Retour sur le sentier qui, dans une végétation de garrigue, va s’élever progressivement jusqu’aux rochers calcaires de la route de Quéribus. C’est l’occasion de se poser des questions dont la réponse n’est pas toujours forcément claire : quel nom faut-il donner à cet ophrys au petit labelle ovale ? Autrefois, on aurait répondu sans hésiter Ophrys araneola (rebaptisé depuis litigiosa), mais il semble bien qu’on a affaire à une espèce plus tardive, Ophrys virescens, remise à la mode depuis quelque temps. C’est en tout cas la détermination que nous retenons. Quelques mètres plus loin, Jean-Marc nous apprend que la dame-d’onze heures que nous apercevons au bord du chemin ne s’appelle plus Ornithogalum umbellatum, mais O. angustifolium. Quant au colchique rencontré un peu plus tard, dont nous verrons les feuilles et les fruits, on l’identifiait facilement autrefois comme Colchicum arenarium, mais depuis son nom varie selon les auteurs : Colchicum neapolitanum pour les uns, Colchicum multiflorum pour les autres. De quoi y perdre son latin de botaniste !

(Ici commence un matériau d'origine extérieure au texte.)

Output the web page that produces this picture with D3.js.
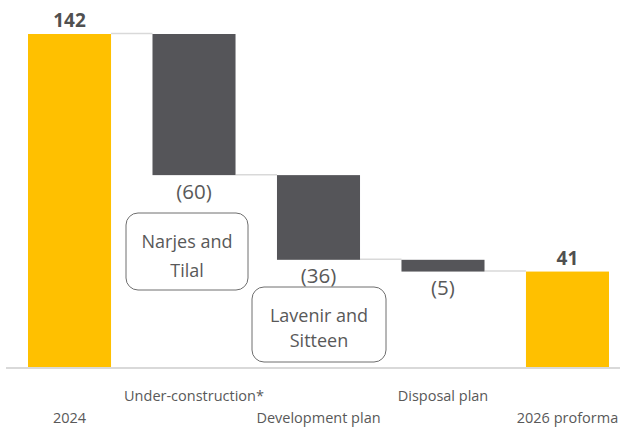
<!DOCTYPE html>
<html>
<head>
<meta charset="utf-8">
<script src="https://cdn.jsdelivr.net/npm/d3@7/dist/d3.min.js"></script>
<style>
  html, body { margin: 0; padding: 0; background: #fff; }
  svg { display: block; }
</style>
</head>
<body>
<svg id="chart" width="620" height="430"></svg>
<script>
// Waterfall: opening total, changes, closing total
const categories = ["2024", "Under-construction*", "Development plan", "Disposal plan", "2026 proforma"];
const values = [142, -60, -36, -5, 41];
const kinds = ["total", "delta", "delta", "delta", "total"];
const valueLabels = ["142", "(60)", "(36)", "(5)", "41"];
const notes = [
  { index: 1, lines: ["Narjes and", "Tilal"] },
  { index: 2, lines: ["Lavenir and", "Sitteen"] }
];

const svg = d3.select("#chart");
const baseY = 368;
const font = "'Open Sans', sans-serif";

const x = d3.scaleBand().domain(categories).range([28, 609]).paddingInner(0.333).paddingOuter(0);
const y = d3.scaleLinear().domain([0, 142]).range([baseY, 34]);

// running positions for each bar
let running = 0;
const bars = categories.map((c, i) => {
  let lo, hi;
  if (kinds[i] === "total") { lo = 0; hi = values[i]; running = values[i]; }
  else { const start = running; running += values[i]; lo = Math.min(start, running); hi = Math.max(start, running); }
  return { c, i, lo, hi, end: running, kind: kinds[i] };
});

// connectors
svg.append("g").selectAll("line").data(bars.slice(0, -1)).join("line")
  .attr("x1", d => x(d.c) + x.bandwidth())
  .attr("x2", d => x(categories[d.i + 1]))
  .attr("y1", d => y(d.end) - 0.5)
  .attr("y2", d => y(d.end) - 0.5)
  .attr("stroke", "#d9d9d9").attr("stroke-width", 1.5);

// bars
svg.append("g").selectAll("rect").data(bars).join("rect")
  .attr("x", d => x(d.c))
  .attr("width", x.bandwidth())
  .attr("y", d => y(d.hi))
  .attr("height", d => y(d.lo) - y(d.hi))
  .attr("fill", d => d.kind === "total" ? "#ffc000" : "#555559");

// axis baseline
const axis = d3.axisBottom(x).tickSize(0).tickFormat("");
svg.append("g").attr("transform", `translate(0,${baseY})`).call(axis)
  .call(g => g.select(".domain").attr("d", "M6,0H620").attr("stroke", "#d9d9d9").attr("stroke-width", 2));

// value labels
svg.append("g").selectAll("text").data(bars).join("text")
  .attr("x", d => x(d.c) + x.bandwidth() / 2)
  .attr("y", d => d.kind === "total" ? y(d.hi) - 7 : y(d.lo) + 23.5)
  .attr("text-anchor", "middle")
  .attr("font-family", font)
  .attr("font-size", d => d.kind === "total" ? 19 : 20.5)
  .attr("font-weight", d => d.kind === "total" ? "bold" : "normal")
  .attr("fill", d => d.kind === "total" ? "#505050" : "#595959")
  .text((d, i) => valueLabels[i]);

// category labels, staggered on two rows
svg.append("g").selectAll("text").data(categories).join("text")
  .attr("x", d => x(d) + x.bandwidth() / 2)
  .attr("y", (d, i) => i % 2 === 1 ? 401 : 423)
  .attr("text-anchor", "middle")
  .attr("font-family", font)
  .attr("font-size", 14.5)
  .attr("fill", "#595959")
  .text(d => d);

// callout boxes
const boxes = [
  { x0: 126, y0: 213, w: 122, h: 77, lineY: [35, 64] },
  { x0: 252, y0: 287, w: 134, h: 75, lineY: [35, 60] }
];
notes.forEach((n, k) => {
  const b = boxes[k];
  const g = svg.append("g");
  g.append("rect").attr("x", b.x0).attr("y", b.y0).attr("width", b.w).attr("height", b.h)
    .attr("rx", 12).attr("ry", 12)
    .attr("fill", "#fff").attr("stroke", "#6e6e6e").attr("stroke-width", 1);
  g.selectAll("text").data(n.lines).join("text")
    .attr("x", b.x0 + b.w / 2)
    .attr("y", (d, i) => b.y0 + b.lineY[i])
    .attr("text-anchor", "middle")
    .attr("font-family", font)
    .attr("font-size", 18)
    .attr("fill", "#595959")
    .text(d => d);
});
</script>
</body>
</html>
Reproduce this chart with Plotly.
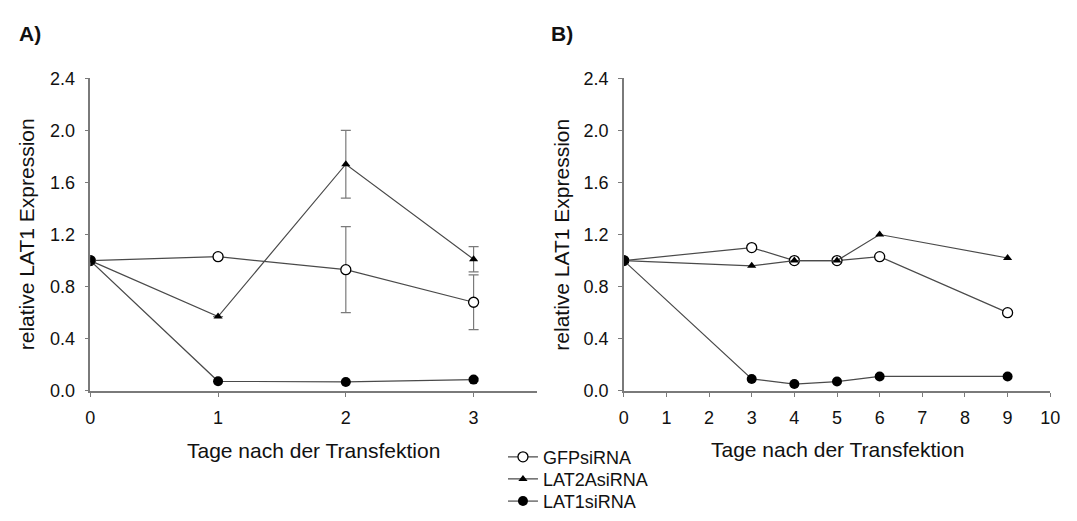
import plotly.graph_objects as go

# Panel A: days 0-3 after transfection, mean relative LAT1 expression with SD
days_a = [0, 1, 2, 3]
gfp_a = [1.0, 1.03, 0.93, 0.68]
gfp_a_err = [0.0, 0.02, 0.33, 0.21]
lat2a_a = [1.0, 0.57, 1.74, 1.01]
lat2a_a_err = [0.0, 0.0, 0.26, 0.097]
lat1_a = [1.0, 0.073, 0.068, 0.086]
lat1_a_err = [0.0, 0.0, 0.0, 0.01]

# Panel B: longer time course
days_b = [0, 3, 4, 5, 6, 9]
gfp_b = [1.0, 1.10, 1.0, 1.0, 1.03, 0.60]
lat2a_b = [1.0, 0.96, 1.0, 1.0, 1.20, 1.02]
lat1_b = [1.0, 0.091, 0.052, 0.071, 0.11, 0.11]

series_names = ["GFPsiRNA", "LAT2AsiRNA", "LAT1siRNA"]
y_ticks = [0.0, 0.4, 0.8, 1.2, 1.6, 2.0, 2.4]

FONT = "Liberation Sans, Arial, sans-serif"
LINE = "#4a4a4a"
AXIS = "#7a7a7a"

W, H = 1077, 521


def px_x(p):
    return p / W


def px_y(p):
    return 1 - p / H


fig = go.Figure()

marker_styles = [
    dict(symbol="circle", size=10, color="white", line=dict(width=1.3, color="black")),
    dict(symbol="triangle-up", size=8, color="black"),
    dict(symbol="circle", size=10, color="black"),
]
legend_ids = ["legend", "legend2", "legend3"]


def err(arr):
    return dict(type="data", array=arr, visible=True, color=AXIS, thickness=1.2, width=5)


def add_series(x, y, idx, xa, ya, error=None, show=False):
    fig.add_trace(go.Scatter(
        x=x, y=y, mode="lines+markers", name=series_names[idx],
        xaxis=xa, yaxis=ya, showlegend=show, legend=legend_ids[idx],
        line=dict(color=LINE, width=1.2),
        marker=marker_styles[idx],
        error_y=error,
    ))


add_series(days_a, gfp_a, 0, "x", "y", err(gfp_a_err), show=True)
add_series(days_a, lat2a_a, 1, "x", "y", err(lat2a_a_err), show=True)
add_series(days_a, lat1_a, 2, "x", "y", err(lat1_a_err), show=True)

add_series(days_b, gfp_b, 0, "x2", "y2")
add_series(days_b, lat2a_b, 1, "x2", "y2")
add_series(days_b, lat1_b, 2, "x2", "y2")

y_dom = [px_y(396), px_y(71)]
common_axis = dict(
    showgrid=False, zeroline=False, showline=True, linecolor=AXIS, linewidth=1.5,
    ticks="outside", ticklen=4, tickwidth=1.2, tickcolor=AXIS,
    tickfont=dict(family=FONT, size=18, color="#111"),
)

# one single-item legend per series so each row sits at its own height
legend_rows = [465, 488, 511]
legend_common = dict(
    xanchor="left", yanchor="middle",
    font=dict(family=FONT, size=18, color="#111"),
    bgcolor="rgba(0,0,0,0)", borderwidth=0, itemwidth=30,
)
legends = {}
for lid, row in zip(legend_ids, legend_rows):
    legends[lid] = dict(x=px_x(505), y=px_y(row), **legend_common)

fig.update_layout(
    width=W, height=H,
    margin=dict(l=0, r=0, t=0, b=0),
    paper_bgcolor="white", plot_bgcolor="white",
    showlegend=True,
    xaxis=dict(domain=[px_x(86.5), px_x(540)], range=[0, 3.5],
               tickvals=days_a, ticklabelstandoff=6, **common_axis),
    yaxis=dict(domain=y_dom, range=[0, 2.4], tickvals=y_ticks,
               tickformat=".1f", ticklabelstandoff=6, **common_axis),
    xaxis2=dict(domain=[px_x(627.5), px_x(1060)], range=[0, 10],
                tickvals=list(range(0, 11)), ticklabelstandoff=6, anchor="y2", **common_axis),
    yaxis2=dict(domain=y_dom, range=[0, 2.4], tickvals=y_ticks,
                tickformat=".1f", ticklabelstandoff=6, anchor="x2", **common_axis),
    **legends,
)

title_font = dict(family=FONT, size=21, color="#111")
annotations = [
    dict(text="<b>A)</b>", x=px_x(12), y=px_y(24), xanchor="left", yanchor="middle",
         font=dict(family=FONT, size=21, color="#111")),
    dict(text="<b>B)</b>", x=px_x(552), y=px_y(24), xanchor="left", yanchor="middle",
         font=dict(family=FONT, size=21, color="#111")),
    dict(text="Tage nach der Transfektion", x=px_x(313), y=px_y(458),
         xanchor="center", yanchor="middle", font=title_font),
    dict(text="Tage nach der Transfektion", x=px_x(844), y=px_y(457),
         xanchor="center", yanchor="middle", font=title_font),
    dict(text="relative LAT1 Expression", x=px_x(22), y=px_y(233.5), textangle=-90,
         xanchor="center", yanchor="middle", font=title_font),
    dict(text="relative LAT1 Expression", x=px_x(564), y=px_y(233.5), textangle=-90,
         xanchor="center", yanchor="middle", font=title_font),
]
for a in annotations:
    a.update(xref="paper", yref="paper", showarrow=False)
fig.update_layout(annotations=annotations)

fig.write_html("out.html")
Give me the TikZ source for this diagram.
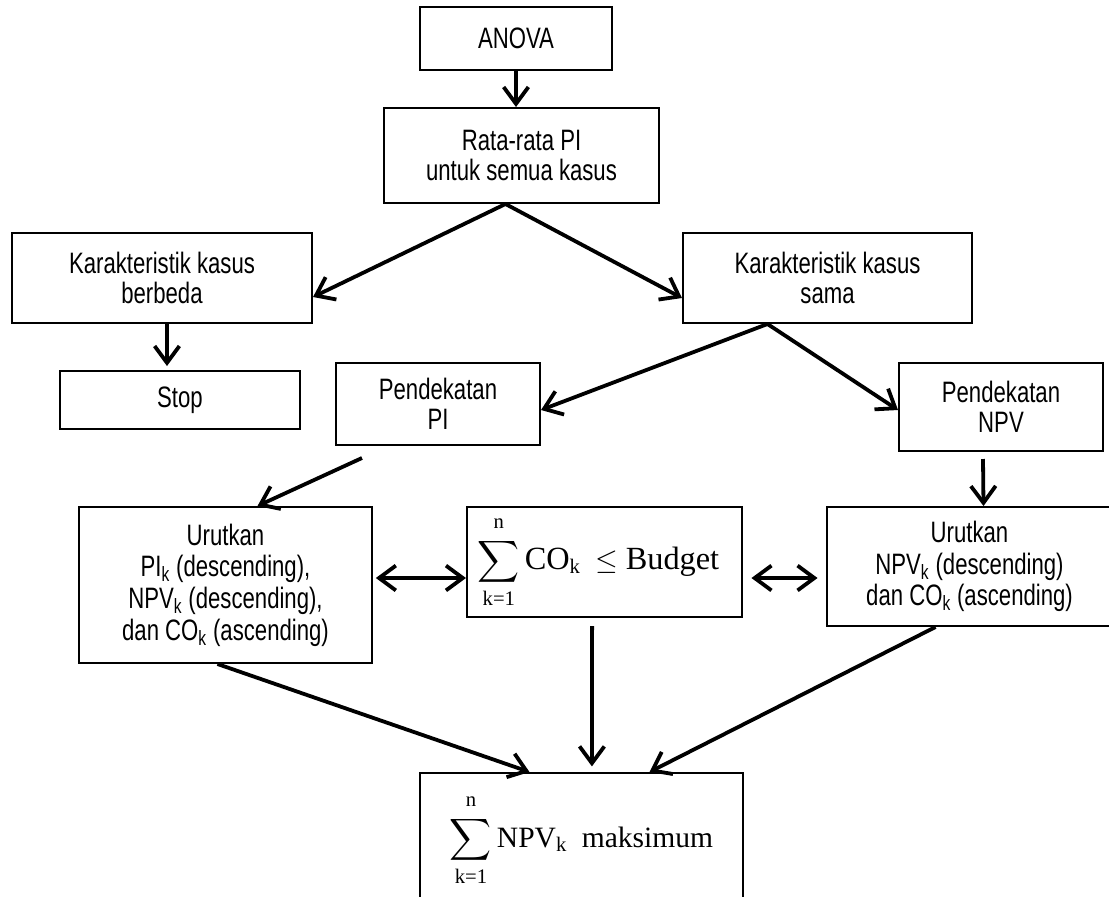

l'Ophrys virescens Philippe ou Ophrys verdissant

Nous voici maintenant parmi les rochers, où nous découvrons le coris de Montpellier (Coris monspeliensis), qui n’a pas encore épanoui ses étranges fleurs roses, puis l’euphorbe à têtes jaune d’or (Euphorbia flavicoma). Par contre, pas la moindre trace d’Euphorbia spinosa. Nous en arrivons à la conclusion que Gautier ou l’un de ses proches avait sans doute confondu E. flavicoma avec E. spinosa. Pas de trace non plus du ciste crépu (Cistus crispus), lui aussi signalé dans le même secteur.

Comme c’est souvent le cas, la descente est beaucoup plus rapide que la montée, et les déterminations se font plus rares, même si certains demeurent très vigilants. Ainsi, alors que nous regagnons nos véhicules, Jean-Marc aperçoit au coin d’une vigne un superbe pied d’Asparagus officinalis fleuri avec un turgeon sortant de terre. Ce sera la dernière détermination d’une journée bien remplie.